Cada novela del polémico escritor Michel Houellebecq (pronúnciese Uelbek) es un acontecimiento. Por algo estamos hablando del único fenómeno real en las letras francesas y del autor francés más popular en el extranjero. El precio que ha pagado Houellebecq (St. Pierre-La Reunión, 1956) para que lo idolatren como una estrella de rock es que lo odien, lo desprecien y hasta lo arrastren por el fango sus detractores.

La última y feroz batalla entre seguidores y detractores de Houellebecq se entabló a propósito del premio literario francés más codiciado, el Goncourt. Los primeros disparos llegaron de Tahar Ben Jelloun, novelista nacido en Marruecos y miembro del jurado que otorga las distinciones. Ben Jelloun dejó claro que no quería votar a favor de Houellebecq. "Yo no habría leído su novela si no me hubiera visto obligado a hacerlo por pertenecer al jurado. Perdí tres días de mi vida", dijo de La carte et le territoire, que en Francia ha editado Flammarion, entre inmejorables críticas, y que en España publicará Anagrama con el título El mapa y el territorio. Finalmente, la novela obtuvo siete de los nueve votos del jurado del Goncourt, al que pertenece entre otros el español Jorge Semprún.
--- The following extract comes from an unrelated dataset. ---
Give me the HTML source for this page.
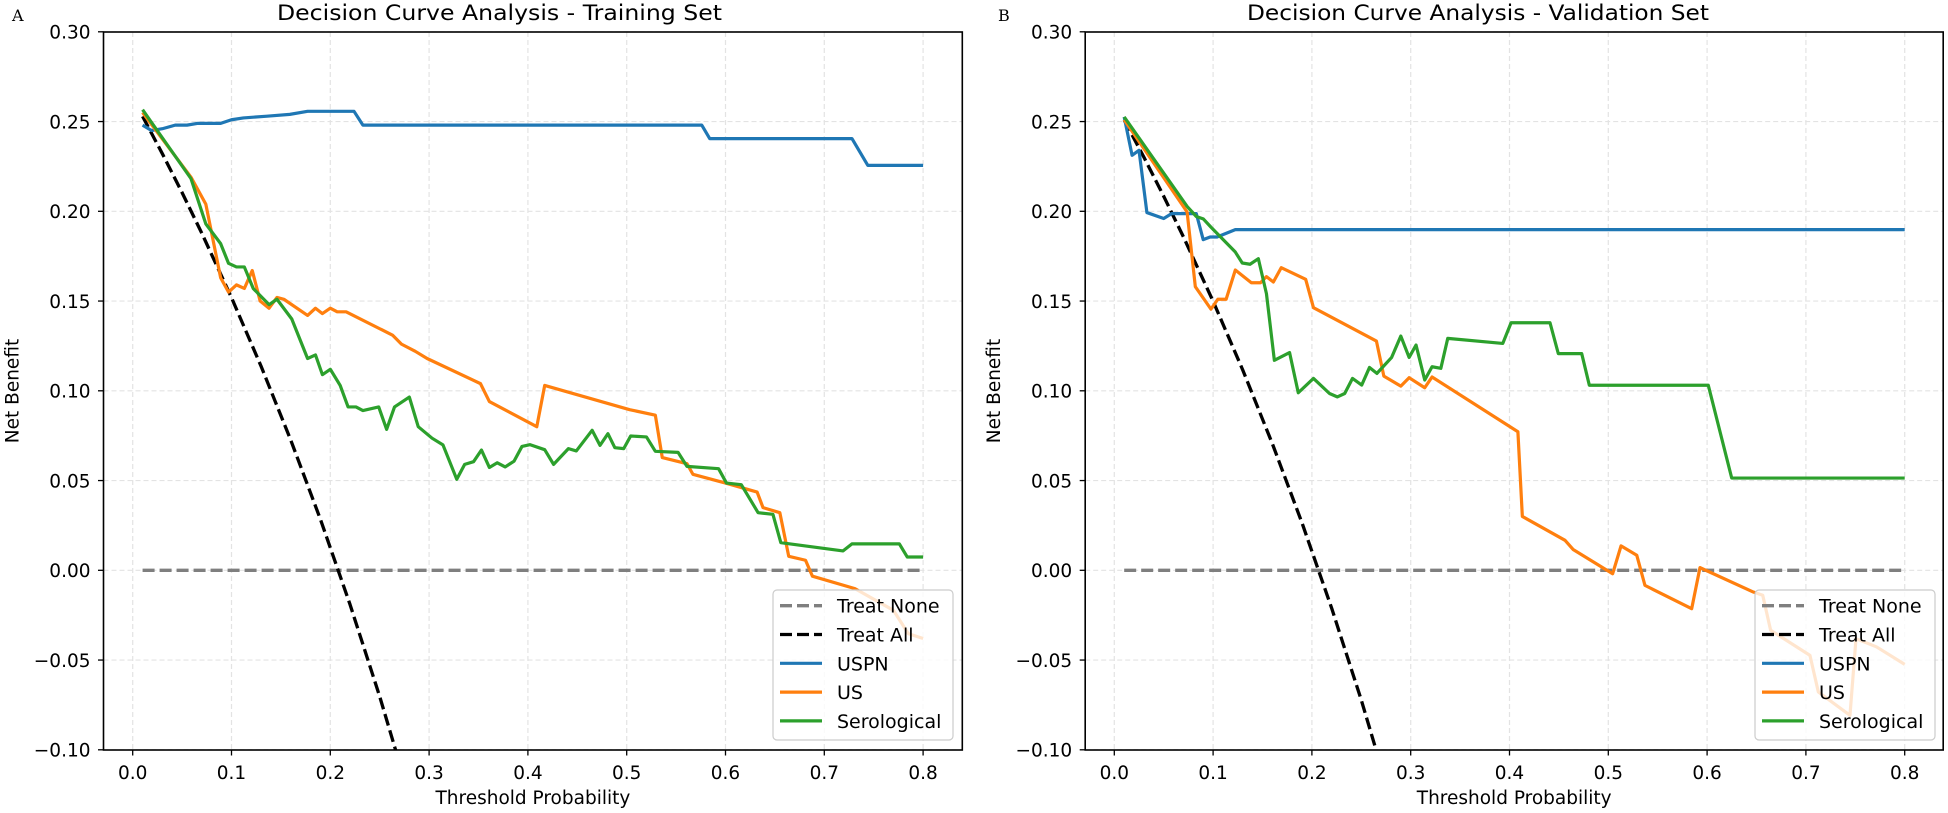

Los fans de Houellebecq atribuyeron el estallido de ira de Ben Jelloun a los celos literarios. Para ellos, la única razón por la que algunos atacan su libro es la reputación antiislámica del autor. Se trata, en cualquier caso, de una historia pasada; en 2002, un tribunal absolvió a Houellebecq de propagación del odio racial después de haberse referido al Islam como la más estúpida de todas las religiones. Acusado de ser un racista, un nihilista y un borracho, Houellebecq, de 52 años, ha sido además descrito como el representante más elocuente de la sociedad en la que vive, frívola y obsesionada por el éxito.

Su última obra, una sátira sobre el mundo del arte contemporáneo y también una tierna ironía sobre la Francia provinciana, no contiene las páginas provocadoras de sus anteriores novelas, Las partículas elementales, Plataforma o La posibilidad de una isla. No hay en ella anticlericalismo, misoginia manifiesta, desviación sexual o sentimiento anti-islámico, pero se ha convertido, sin embargo, en la sensación de la temporada para un público lector, el francés, poco dado al entusiasmo ante los grandes eventos. En las primeras semanas se han vendido más de 250.000 ejemplares. La carte et le territoire, considerada por algunos como una pequeña concesión para formar parte del Olimpo del Goncourt, ha sido recibida como la mejor de sus novelas. Incluso, Bernard-Henry Lévy, su encarnizado rival epistolar, ha elogiado el libro.

Puede que éste de 2010 sea el año de los escritores refractarios a los grandes premios de la literatura. Ocurrió primero con el Nobel y Mario Vargas Llosa y ha sucedido ahora con el Goncourt y Michel Houellebecq. Hasta acogerle en su seno, el Goncourt, creado para recompensar anualmente la mejor ficción en prosa, le había dado en más de una ocasión con la puerta en las narices al enfant terrible de las letras francesas, un escritor que se sitúa en las antípodas de la bien pensante gauche divine. Habrá que esperar para ver si el irreverente, sombrío y misántropo Houellebecq se muestra a partir de ahora como el ser juicioso que algunos desean o mantiene la pulsión que le ha convertido en un personaje tan querido como odiado. Lo que ha hecho de momento es mostrarse feliz por un premio que otras veces despreció. "El Goncourt era necesario en mi vida. No creo que haya sido yo el que ha cambiado, digamos que los temas son actualmente menos violentos", explicó para responder a quienes se muestran intrigados por una supuesta actitud contemporizadora.

Houellebecq no es el primero ni seguramente será el último al que un premio literario le cambie la vida o, por lo menos, le haga rectificar el paso. Ya lo hizo en su día Jean Paul Sartre, que en 1964 renunció al Premio Nobel y diez años después, según más tarde se supo, tuvo la ocurrencia de recurrir, a través de un intermediario, al Comité del Premio de la Academia Sueca para ver si podía cobrar el importe, unos 52.000 dólares de entonces. Rechazar el Goncourt supondría renunciar a los 10 euros de su dotación simbólica, pero también a los 400.000 ejemplares de ventas que, como mínimo, garantiza el codiciado premio.